La fascinación por este período de la historia no surgió por arte de magia, sino porque Robert Louis Stevenson publicó La isla del tesoro (1883) y porque James Matthew Barrie se inventó al célebre capitán Garfio para la obra de teatro Peter Pan (1904), creando un verdadero género luego magnificado por el cine.

Ilustración de una edición de ‘La isla del tesoro’, de Robert Louis Stevenson
La pata de palo, el tricornio, el parche en el ojo, el loro parlanchín…, de toda la parafernalia propia de las películas del género, lo más simbólico es la Jolly Roger. Por eso, alguien podría pensar que esa lúgubre calavera sobre un fondo negro no es más que una dramatización de Hollywood.
En absoluto. La mayoría de los diseños incorporaban un cráneo y un par de huesos dispuestos en forma de cruz de san Andrés (en X, por ser el modo en que crucificaron a este apóstol). A partir de ahí podían darse variaciones, pero alguna referencia a la muerte o a la violencia era obligatoria.
En la de Bartholomew Roberts aparecían él y una personificación de la Parca, ambos sosteniendo un reloj de arena. También la de Edward Low incorporaba esa mención al tiempo, aunque en la otra mano su calavera sostenía una lanza atravesando un corazón.
Al menos desde inicios del siglo XVIII y hasta la desaparición de la piratería en América, esa fue la iconografía preferida. Lo que a los historiadores les cuesta más explicar, sin embargo, es de dónde surgió.
Hay quien la atribuye a los bereberes; el color, por la bandera del Águila, un estandarte negro que la tradición musulmana atribuye a Mahoma y que usaban los buques norteafricanos; la calavera, porque una crónica del ataque bereber sobre Cornualles (Inglaterra) en 1625 describe una en la enseña de los atacantes.

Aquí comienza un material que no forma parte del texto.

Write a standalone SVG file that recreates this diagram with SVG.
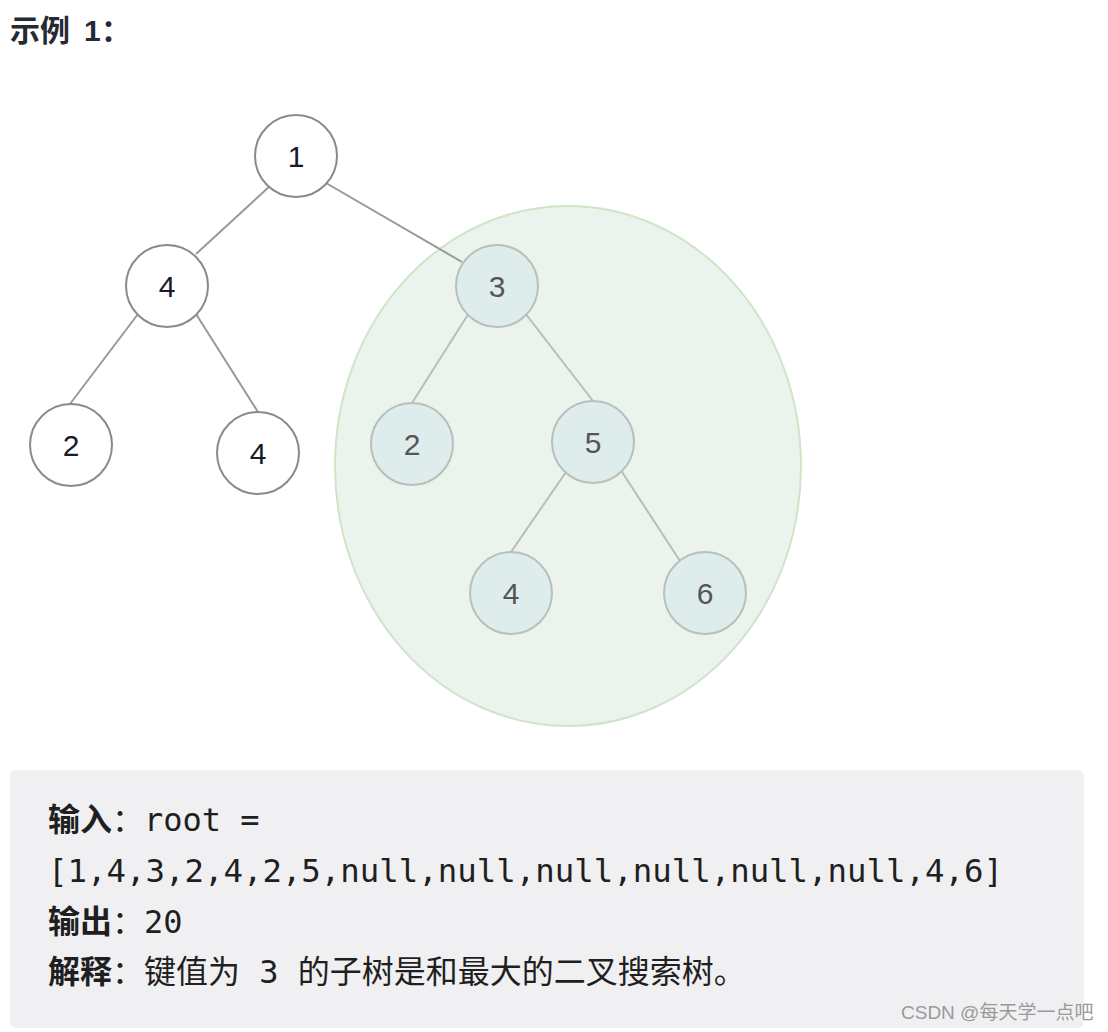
<svg xmlns="http://www.w3.org/2000/svg" width="1108" height="1032" viewBox="0 0 1108 1032">
<style>
.n circle{stroke-width:2}
.w circle{fill:#fff;stroke:#8a8a8a}
.s circle{fill:#deecec;stroke:#b8bfbc}
.n text{font-family:"Liberation Sans",Arial,sans-serif;font-size:30px;text-anchor:middle;dominant-baseline:central}
.w text{fill:#1a1a2a}
.s text{fill:#555}
.e line{stroke-width:2}
.mono{font-family:"DejaVu Sans Mono","Noto Sans CJK SC",monospace;font-size:32px;fill:#1f1f1f}
.b{font-family:"Noto Sans CJK SC",sans-serif;font-weight:bold}
.c{font-family:"Noto Sans CJK SC",sans-serif}
</style>
<rect width="1108" height="1032" fill="#fff"/>
<text y="41" font-family="Noto Sans CJK SC, sans-serif" font-weight="bold" font-size="30" fill="#262a33"><tspan x="10">示例</tspan><tspan x="84" font-family="Liberation Sans, sans-serif">1</tspan><tspan x="101">：</tspan></text>
<ellipse cx="568" cy="466" rx="233" ry="260" fill="#ebf4ec" stroke="#cfe5c7" stroke-width="2"/>
<g id="connectors" class="e">
<line x1="270" y1="186" x2="196" y2="254" stroke="#999"/>
<line x1="326" y1="183" x2="462" y2="262" stroke="#999"/>
<line x1="138" y1="314" x2="70" y2="404" stroke="#999"/>
<line x1="196" y1="314" x2="258" y2="412" stroke="#999"/>
<line x1="469" y1="313" x2="412" y2="403" stroke="#b9bdb8"/>
<line x1="525" y1="313" x2="593" y2="401" stroke="#b9bdb8"/>
<line x1="566" y1="472" x2="511" y2="552" stroke="#b9bdb8"/>
<line x1="622" y1="472" x2="680" y2="561" stroke="#b9bdb8"/>
</g>
<g id="n1" class="n w"><circle cx="296" cy="156" r="41"/><text x="296" y="156">1</text></g>
<g id="n4a" class="n w"><circle cx="167" cy="286" r="41"/><text x="167" y="286">4</text></g>
<g id="n2a" class="n w"><circle cx="71" cy="445" r="41"/><text x="71" y="445">2</text></g>
<g id="n4b" class="n w"><circle cx="258" cy="453" r="41"/><text x="258" y="453">4</text></g>
<g id="n3" class="n s"><circle cx="497" cy="286" r="41"/><text x="497" y="286">3</text></g>
<g id="n2b" class="n s"><circle cx="412" cy="444" r="41"/><text x="412" y="444">2</text></g>
<g id="n5" class="n s"><circle cx="593" cy="442" r="41"/><text x="593" y="442">5</text></g>
<g id="n4c" class="n s"><circle cx="511" cy="593" r="41"/><text x="511" y="593">4</text></g>
<g id="n6" class="n s"><circle cx="705" cy="593" r="41"/><text x="705" y="593">6</text></g>
<rect x="10" y="770" width="1074" height="258" rx="6" fill="#f0f0f2"/>
<text class="mono" x="48" y="831"><tspan class="b">输入</tspan><tspan class="c">：</tspan>root =</text>
<text class="mono" x="48" y="882" textLength="955" lengthAdjust="spacingAndGlyphs">[1,4,3,2,4,2,5,null,null,null,null,null,null,4,6]</text>
<text class="mono" x="48" y="933"><tspan class="b">输出</tspan><tspan class="c">：</tspan>20</text>
<text class="mono" x="48" y="983"><tspan class="b">解释</tspan><tspan class="c">：</tspan>键值为 3 的子树是和最大的二叉搜索树。</text>
<text x="901" y="1019" font-family="Liberation Sans, Noto Sans CJK SC, sans-serif" font-size="19" fill="#9a9a9a">CSDN @每天学一点吧</text>
</svg>
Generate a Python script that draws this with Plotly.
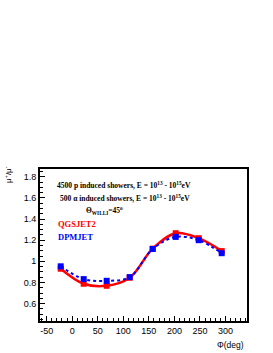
import plotly.graph_objects as go

phi = [-22.5, 22.5, 67.5, 112.5, 157.5, 202.5, 247.5, 292.5]
qgsjet2 = [0.93, 0.788, 0.769, 0.845, 1.12, 1.266, 1.219, 1.097]
dpmjet = [0.953, 0.832, 0.816, 0.851, 1.117, 1.231, 1.200, 1.077]
x_ticks = [-50, 0, 50, 100, 150, 200, 250, 300]
x_tick_text = ["-50", "0", "50", "100", "150", "200", "250", "300"]
y_ticks = [0.6, 0.8, 1.0, 1.2, 1.4, 1.6, 1.8]
y_tick_text = ["0.6", "0.8", "1", "1.2", "1.4", "1.6", "1.8"]

fig = go.Figure()
fig.add_trace(go.Scatter(x=phi, y=qgsjet2, mode="lines+markers",
                         line=dict(color="#ff0000", width=2.5, shape="spline"),
                         marker=dict(symbol="square", size=6, color="#ff0000"),
                         name="QGSJET2"))
fig.add_trace(go.Scatter(x=phi, y=dpmjet, mode="lines+markers",
                         line=dict(color="#0000ff", width=2, dash="dot", shape="spline"),
                         marker=dict(symbol="square", size=6, color="#0000ff"),
                         name="DPMJET"))

axis_common = dict(showgrid=False, zeroline=False, showline=True, linecolor="black",
                   linewidth=2, mirror=True, ticks="inside", ticklen=5, tickcolor="black",
                   tickfont=dict(family="Liberation Sans", size=9, color="black"))
fig.update_xaxes(range=[-63, 342], tickvals=x_ticks, ticktext=x_tick_text,
                 minor=dict(ticks="inside", ticklen=3, dtick=10, tickcolor="black"),
                 **axis_common)
fig.update_yaxes(range=[0.436, 1.873], tickvals=y_ticks, ticktext=y_tick_text,
                 minor=dict(ticks="inside", ticklen=3, dtick=0.05, tickcolor="black"),
                 **axis_common)

serif = dict(family="Liberation Serif", size=7.5, color="black")
ann = [
    dict(x=124, y=185, text="<b>4500 p induced showers, E = 10<sup>13</sup> - 10<sup>15</sup>eV</b>"),
    dict(x=125, y=198, text="<b>500 α induced showers, E = 10<sup>13</sup> - 10<sup>15</sup>eV</b>"),
    dict(x=104, y=210, text="<b>Θ<sub>WILLI</sub>=45<sup>o</sup></b>"),
]
for a in ann:
    fig.add_annotation(x=a["x"], y=a["y"], xref="paper", yref="paper", text=a["text"],
                       showarrow=False, font=serif, xanchor="center", yanchor="middle")

fig.add_annotation(x=56, y=224, xref="paper", yref="paper", text="<b>QGSJET2</b>", showarrow=False,
                   font=dict(family="Liberation Serif", size=8.5, color="#ff0000"), xanchor="left", yanchor="middle")
fig.add_annotation(x=56, y=237, xref="paper", yref="paper", text="<b>DPMJET</b>", showarrow=False,
                   font=dict(family="Liberation Serif", size=8.5, color="#0000ff"), xanchor="left", yanchor="middle")
fig.add_annotation(x=8, y=175, xref="paper", yref="paper", text="μ<sup>+</sup>/μ<sup>-</sup>", showarrow=False,
                   textangle=-90, font=dict(family="Liberation Sans", size=8, color="black"),
                   xanchor="center", yanchor="middle")
fig.add_annotation(x=246, y=345, xref="paper", yref="paper", text="Φ(deg)", showarrow=False,
                   font=dict(family="Liberation Sans", size=8.5, color="black"),
                   xanchor="right", yanchor="middle")

# convert pixel positions in annotations to paper coords
W, H = 273, 353
ml, mr, mt, mb = 40, 26, 169, 32
pw, ph = W - ml - mr, H - mt - mb
for a in fig.layout.annotations:
    px, py = a.x, a.y
    a.x = (px - ml) / pw
    a.y = (H - mb - py) / ph

fig.update_layout(width=W, height=H, margin=dict(l=ml, r=mr, t=mt, b=mb),
                  plot_bgcolor="white", paper_bgcolor="white", showlegend=False,
                  hovermode=False)
fig.write_html("out.html", config={"displayModeBar": False, "staticPlot": True},
               post_script="document.body.style.margin='0';document.body.style.overflow='hidden';")
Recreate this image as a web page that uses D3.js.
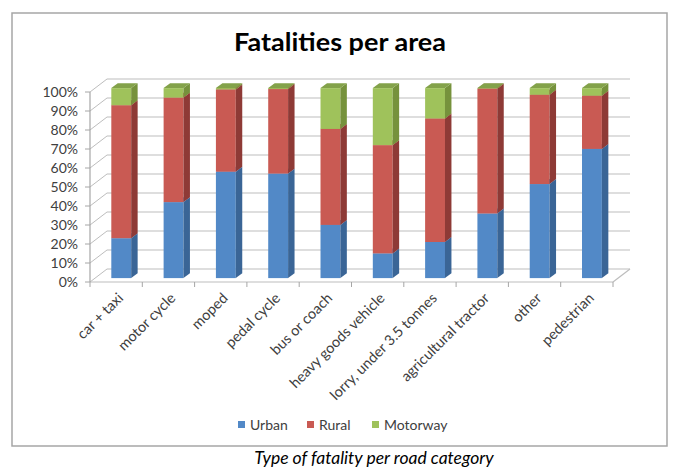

Otros, en cambio, creen que en un primer momento fue roja, por ser un color tradicional en la marina inglesa. Cuando la guerra de Sucesión acabó en España, los veteranos metidos a piratas habrían querido mantener el rojo, añadiéndole algún dibujo. Esto explicaría el nombre Jolly Roger, que sería una perversión del francés joli rouge (rojo bonito).